Brief. Transcribe all of the material below word for word and leave out its pictures.

** BEGIN **

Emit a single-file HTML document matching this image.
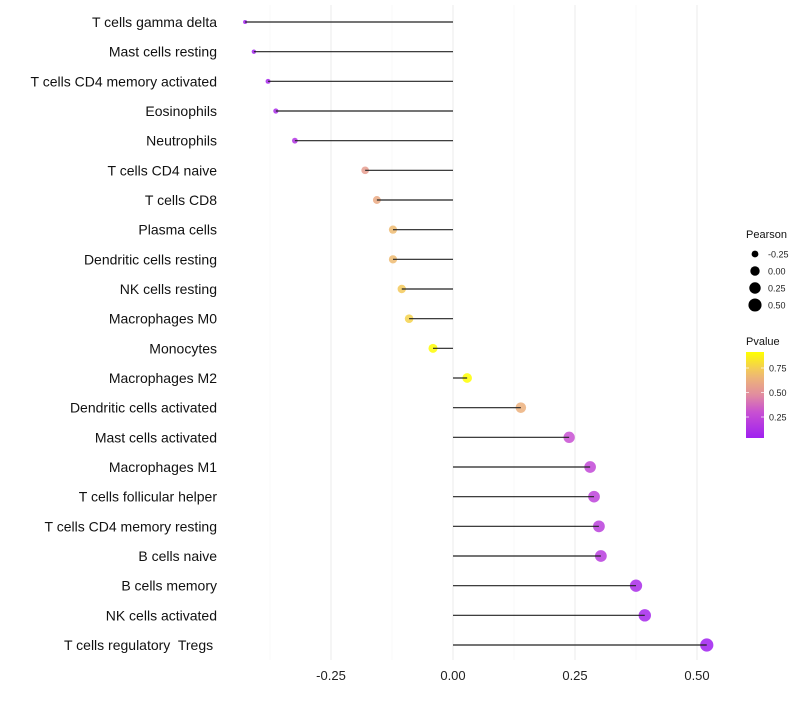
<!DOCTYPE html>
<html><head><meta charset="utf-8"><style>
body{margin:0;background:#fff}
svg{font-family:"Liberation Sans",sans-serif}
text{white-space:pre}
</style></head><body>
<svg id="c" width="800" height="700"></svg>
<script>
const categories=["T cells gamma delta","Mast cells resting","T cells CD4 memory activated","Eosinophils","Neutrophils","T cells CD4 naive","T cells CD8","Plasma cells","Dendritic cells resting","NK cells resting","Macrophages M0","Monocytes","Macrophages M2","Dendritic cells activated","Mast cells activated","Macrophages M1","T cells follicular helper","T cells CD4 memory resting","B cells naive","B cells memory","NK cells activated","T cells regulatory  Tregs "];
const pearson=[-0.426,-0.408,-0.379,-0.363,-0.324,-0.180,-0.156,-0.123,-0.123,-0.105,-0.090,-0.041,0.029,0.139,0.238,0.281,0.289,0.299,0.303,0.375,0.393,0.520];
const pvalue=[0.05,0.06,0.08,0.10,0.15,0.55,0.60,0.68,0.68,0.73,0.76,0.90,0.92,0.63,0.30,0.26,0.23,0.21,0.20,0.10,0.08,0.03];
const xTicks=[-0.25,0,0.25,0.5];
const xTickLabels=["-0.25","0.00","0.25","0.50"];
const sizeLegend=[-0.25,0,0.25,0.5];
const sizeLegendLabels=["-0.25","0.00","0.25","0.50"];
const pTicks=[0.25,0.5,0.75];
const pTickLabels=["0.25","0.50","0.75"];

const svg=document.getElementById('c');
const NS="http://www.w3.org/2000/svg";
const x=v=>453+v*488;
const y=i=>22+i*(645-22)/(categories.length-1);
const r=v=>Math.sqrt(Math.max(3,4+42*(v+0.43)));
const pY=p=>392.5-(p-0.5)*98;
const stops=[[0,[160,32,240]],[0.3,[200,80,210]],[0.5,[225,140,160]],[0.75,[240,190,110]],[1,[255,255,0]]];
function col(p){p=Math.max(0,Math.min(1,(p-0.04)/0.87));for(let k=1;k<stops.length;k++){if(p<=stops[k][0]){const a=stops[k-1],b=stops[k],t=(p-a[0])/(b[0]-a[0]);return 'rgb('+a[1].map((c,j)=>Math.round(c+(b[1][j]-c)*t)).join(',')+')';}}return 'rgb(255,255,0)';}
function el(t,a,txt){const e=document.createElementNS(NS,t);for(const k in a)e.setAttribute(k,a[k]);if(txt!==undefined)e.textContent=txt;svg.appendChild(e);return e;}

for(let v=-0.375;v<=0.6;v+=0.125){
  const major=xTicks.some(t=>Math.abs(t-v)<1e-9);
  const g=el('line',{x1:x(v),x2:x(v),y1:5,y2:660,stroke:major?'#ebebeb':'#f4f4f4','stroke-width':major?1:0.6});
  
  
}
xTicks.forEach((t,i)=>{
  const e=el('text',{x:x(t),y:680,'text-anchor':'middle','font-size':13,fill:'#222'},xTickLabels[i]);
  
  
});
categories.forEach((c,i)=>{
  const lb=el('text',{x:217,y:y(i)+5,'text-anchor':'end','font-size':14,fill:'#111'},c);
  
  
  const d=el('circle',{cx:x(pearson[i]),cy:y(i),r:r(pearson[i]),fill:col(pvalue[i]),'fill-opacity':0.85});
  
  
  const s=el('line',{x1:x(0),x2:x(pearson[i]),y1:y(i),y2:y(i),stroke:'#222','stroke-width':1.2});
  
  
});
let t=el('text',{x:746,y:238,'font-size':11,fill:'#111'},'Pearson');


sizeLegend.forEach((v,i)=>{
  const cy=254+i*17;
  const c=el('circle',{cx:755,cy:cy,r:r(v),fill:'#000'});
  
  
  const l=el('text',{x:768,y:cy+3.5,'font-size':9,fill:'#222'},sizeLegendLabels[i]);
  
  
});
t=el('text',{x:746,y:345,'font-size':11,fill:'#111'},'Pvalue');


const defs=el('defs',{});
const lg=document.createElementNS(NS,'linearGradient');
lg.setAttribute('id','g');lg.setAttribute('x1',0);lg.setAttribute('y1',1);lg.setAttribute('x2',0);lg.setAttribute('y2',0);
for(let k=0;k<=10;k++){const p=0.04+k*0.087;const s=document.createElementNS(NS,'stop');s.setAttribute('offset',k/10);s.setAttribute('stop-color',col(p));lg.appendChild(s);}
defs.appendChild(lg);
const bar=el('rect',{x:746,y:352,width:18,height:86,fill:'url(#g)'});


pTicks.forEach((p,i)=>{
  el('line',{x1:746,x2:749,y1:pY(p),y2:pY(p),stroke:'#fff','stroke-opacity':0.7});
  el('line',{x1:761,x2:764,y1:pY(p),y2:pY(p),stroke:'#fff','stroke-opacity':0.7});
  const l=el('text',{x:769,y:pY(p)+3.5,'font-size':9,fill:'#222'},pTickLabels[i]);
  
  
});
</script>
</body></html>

** END **

Output of the task.
Emit a single-file HTML document matching this image.
<!DOCTYPE html>
<html><head><meta charset="utf-8"><style>
body{margin:0;background:#fff}
svg{font-family:"Liberation Sans",sans-serif}
text{white-space:pre}
</style></head><body>
<svg id="c" width="800" height="700"></svg>
<script>
const categories=["T cells gamma delta","Mast cells resting","T cells CD4 memory activated","Eosinophils","Neutrophils","T cells CD4 naive","T cells CD8","Plasma cells","Dendritic cells resting","NK cells resting","Macrophages M0","Monocytes","Macrophages M2","Dendritic cells activated","Mast cells activated","Macrophages M1","T cells follicular helper","T cells CD4 memory resting","B cells naive","B cells memory","NK cells activated","T cells regulatory  Tregs "];
const pearson=[-0.426,-0.408,-0.379,-0.363,-0.324,-0.180,-0.156,-0.123,-0.123,-0.105,-0.090,-0.041,0.029,0.139,0.238,0.281,0.289,0.299,0.303,0.375,0.393,0.520];
const pvalue=[0.05,0.06,0.08,0.10,0.15,0.55,0.60,0.68,0.68,0.73,0.76,0.90,0.92,0.63,0.30,0.26,0.23,0.21,0.20,0.10,0.08,0.03];
const xTicks=[-0.25,0,0.25,0.5];
const xTickLabels=["-0.25","0.00","0.25","0.50"];
const sizeLegend=[-0.25,0,0.25,0.5];
const sizeLegendLabels=["-0.25","0.00","0.25","0.50"];
const pTicks=[0.25,0.5,0.75];
const pTickLabels=["0.25","0.50","0.75"];

const svg=document.getElementById('c');
const NS="http://www.w3.org/2000/svg";
const x=v=>453+v*488;
const y=i=>22+i*(645-22)/(categories.length-1);
const r=v=>Math.sqrt(Math.max(3,4+42*(v+0.43)));
const pY=p=>392.5-(p-0.5)*98;
const stops=[[0,[160,32,240]],[0.3,[200,80,210]],[0.5,[225,140,160]],[0.75,[240,190,110]],[1,[255,255,0]]];
function col(p){p=Math.max(0,Math.min(1,(p-0.04)/0.87));for(let k=1;k<stops.length;k++){if(p<=stops[k][0]){const a=stops[k-1],b=stops[k],t=(p-a[0])/(b[0]-a[0]);return 'rgb('+a[1].map((c,j)=>Math.round(c+(b[1][j]-c)*t)).join(',')+')';}}return 'rgb(255,255,0)';}
function el(t,a,txt){const e=document.createElementNS(NS,t);for(const k in a)e.setAttribute(k,a[k]);if(txt!==undefined)e.textContent=txt;svg.appendChild(e);return e;}

for(let v=-0.375;v<=0.6;v+=0.125){
  const major=xTicks.some(t=>Math.abs(t-v)<1e-9);
  const g=el('line',{x1:x(v),x2:x(v),y1:5,y2:660,stroke:major?'#ebebeb':'#f4f4f4','stroke-width':major?1:0.6});
  
  
}
xTicks.forEach((t,i)=>{
  const e=el('text',{x:x(t),y:680,'text-anchor':'middle','font-size':13,fill:'#222'},xTickLabels[i]);
  
  
});
categories.forEach((c,i)=>{
  const lb=el('text',{x:217,y:y(i)+5,'text-anchor':'end','font-size':14,fill:'#111'},c);
  
  
  const d=el('circle',{cx:x(pearson[i]),cy:y(i),r:r(pearson[i]),fill:col(pvalue[i]),'fill-opacity':0.85});
  
  
  const s=el('line',{x1:x(0),x2:x(pearson[i]),y1:y(i),y2:y(i),stroke:'#222','stroke-width':1.2});
  
  
});
let t=el('text',{x:746,y:238,'font-size':11,fill:'#111'},'Pearson');


sizeLegend.forEach((v,i)=>{
  const cy=254+i*17;
  const c=el('circle',{cx:755,cy:cy,r:r(v),fill:'#000'});
  
  
  const l=el('text',{x:768,y:cy+3.5,'font-size':9,fill:'#222'},sizeLegendLabels[i]);
  
  
});
t=el('text',{x:746,y:345,'font-size':11,fill:'#111'},'Pvalue');


const defs=el('defs',{});
const lg=document.createElementNS(NS,'linearGradient');
lg.setAttribute('id','g');lg.setAttribute('x1',0);lg.setAttribute('y1',1);lg.setAttribute('x2',0);lg.setAttribute('y2',0);
for(let k=0;k<=10;k++){const p=0.04+k*0.087;const s=document.createElementNS(NS,'stop');s.setAttribute('offset',k/10);s.setAttribute('stop-color',col(p));lg.appendChild(s);}
defs.appendChild(lg);
const bar=el('rect',{x:746,y:352,width:18,height:86,fill:'url(#g)'});


pTicks.forEach((p,i)=>{
  el('line',{x1:746,x2:749,y1:pY(p),y2:pY(p),stroke:'#fff','stroke-opacity':0.7});
  el('line',{x1:761,x2:764,y1:pY(p),y2:pY(p),stroke:'#fff','stroke-opacity':0.7});
  const l=el('text',{x:769,y:pY(p)+3.5,'font-size':9,fill:'#222'},pTickLabels[i]);
  
  
});
</script>
</body></html>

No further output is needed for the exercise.